GIVEN PROBLEM
Go through the records below line by line. Count the lines with "this" and give the count alone.

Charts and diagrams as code
■ ■ ■
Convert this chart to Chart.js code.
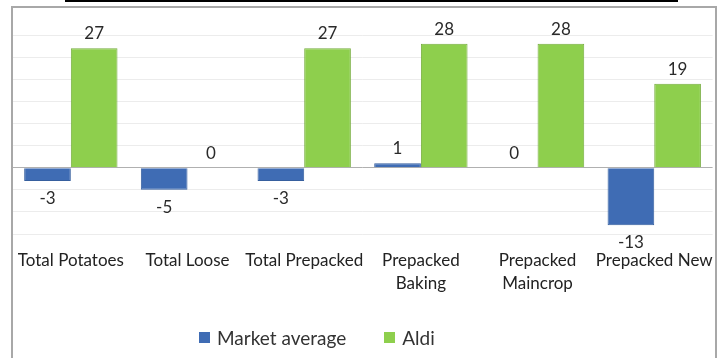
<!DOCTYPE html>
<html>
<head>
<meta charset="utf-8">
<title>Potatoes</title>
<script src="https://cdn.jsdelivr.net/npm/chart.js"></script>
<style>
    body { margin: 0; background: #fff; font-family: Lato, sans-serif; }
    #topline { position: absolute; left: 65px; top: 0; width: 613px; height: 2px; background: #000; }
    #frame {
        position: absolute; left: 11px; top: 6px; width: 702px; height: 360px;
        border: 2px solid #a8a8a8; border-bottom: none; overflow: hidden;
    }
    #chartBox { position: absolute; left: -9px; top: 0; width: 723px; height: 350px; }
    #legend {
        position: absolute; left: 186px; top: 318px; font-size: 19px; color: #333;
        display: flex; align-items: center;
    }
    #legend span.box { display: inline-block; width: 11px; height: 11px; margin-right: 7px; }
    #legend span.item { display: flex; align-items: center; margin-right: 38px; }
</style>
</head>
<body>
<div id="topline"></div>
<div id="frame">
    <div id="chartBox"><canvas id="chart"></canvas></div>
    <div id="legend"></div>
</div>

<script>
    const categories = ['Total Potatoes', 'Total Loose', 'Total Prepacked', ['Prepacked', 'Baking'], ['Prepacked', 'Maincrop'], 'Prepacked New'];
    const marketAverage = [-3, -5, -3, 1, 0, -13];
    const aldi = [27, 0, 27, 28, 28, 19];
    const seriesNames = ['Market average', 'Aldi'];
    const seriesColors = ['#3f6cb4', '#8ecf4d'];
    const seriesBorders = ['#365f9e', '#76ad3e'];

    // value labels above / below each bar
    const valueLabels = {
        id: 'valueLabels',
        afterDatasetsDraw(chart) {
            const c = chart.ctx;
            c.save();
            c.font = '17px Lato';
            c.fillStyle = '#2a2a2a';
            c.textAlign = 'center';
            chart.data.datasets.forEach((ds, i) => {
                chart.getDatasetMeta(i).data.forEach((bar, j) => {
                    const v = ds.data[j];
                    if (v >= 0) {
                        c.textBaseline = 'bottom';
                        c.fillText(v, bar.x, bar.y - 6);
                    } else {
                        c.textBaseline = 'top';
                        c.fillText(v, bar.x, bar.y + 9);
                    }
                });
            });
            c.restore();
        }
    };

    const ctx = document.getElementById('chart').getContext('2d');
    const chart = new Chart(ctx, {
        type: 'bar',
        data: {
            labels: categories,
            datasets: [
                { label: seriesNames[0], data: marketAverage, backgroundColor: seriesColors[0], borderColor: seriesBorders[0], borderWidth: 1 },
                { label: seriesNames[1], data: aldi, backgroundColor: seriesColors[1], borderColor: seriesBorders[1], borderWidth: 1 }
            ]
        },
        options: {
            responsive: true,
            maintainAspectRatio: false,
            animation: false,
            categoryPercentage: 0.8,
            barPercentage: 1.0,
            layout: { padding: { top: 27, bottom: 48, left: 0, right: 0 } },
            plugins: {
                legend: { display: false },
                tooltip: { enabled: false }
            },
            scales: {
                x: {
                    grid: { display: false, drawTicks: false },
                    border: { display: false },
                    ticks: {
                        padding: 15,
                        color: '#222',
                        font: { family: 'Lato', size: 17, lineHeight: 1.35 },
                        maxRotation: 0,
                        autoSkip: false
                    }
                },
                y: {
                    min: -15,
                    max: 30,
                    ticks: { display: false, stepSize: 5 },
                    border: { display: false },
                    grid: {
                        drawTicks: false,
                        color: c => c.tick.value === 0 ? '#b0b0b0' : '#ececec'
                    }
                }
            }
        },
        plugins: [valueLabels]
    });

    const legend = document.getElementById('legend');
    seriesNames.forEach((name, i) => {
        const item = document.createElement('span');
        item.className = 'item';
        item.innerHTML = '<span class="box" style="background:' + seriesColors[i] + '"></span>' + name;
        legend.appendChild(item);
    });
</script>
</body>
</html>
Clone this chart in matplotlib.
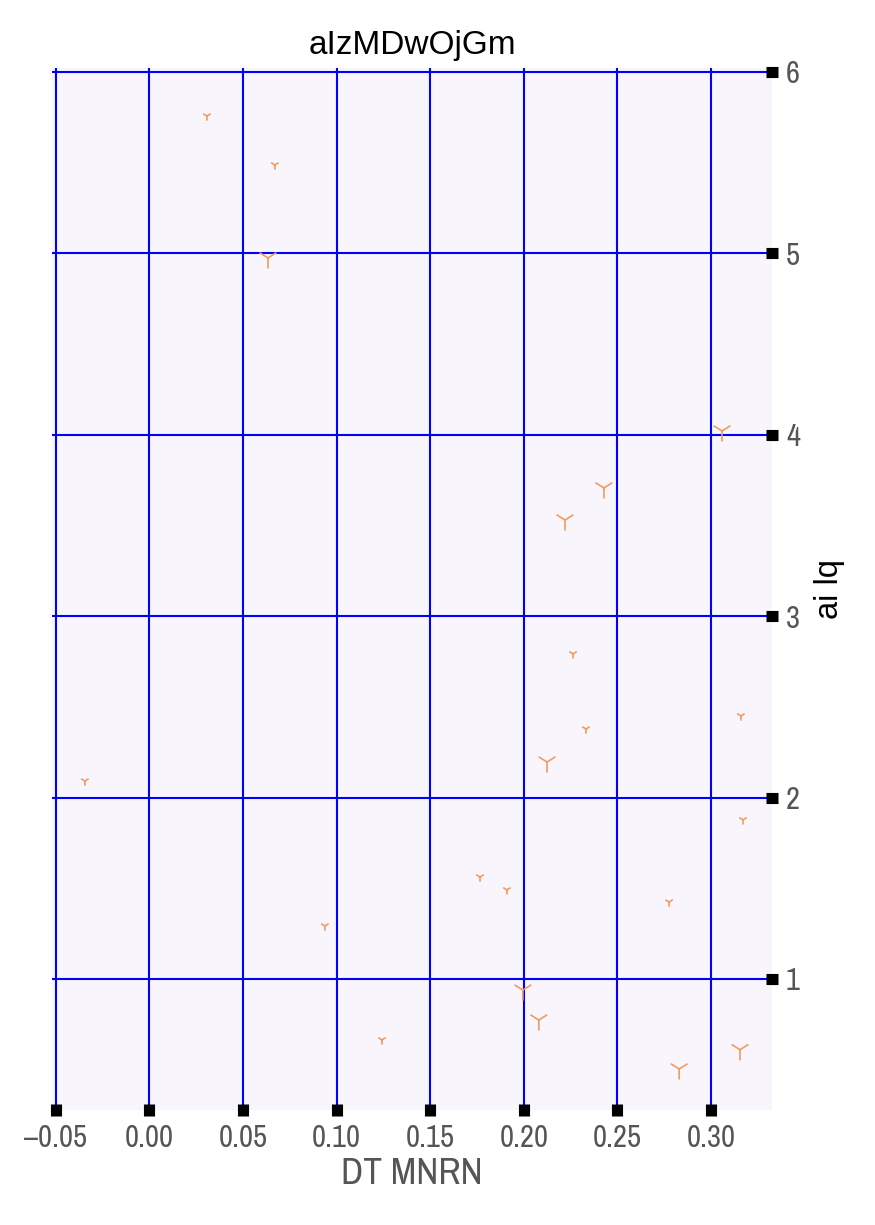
■ ■ ■
COMPLETE OUTPUT
2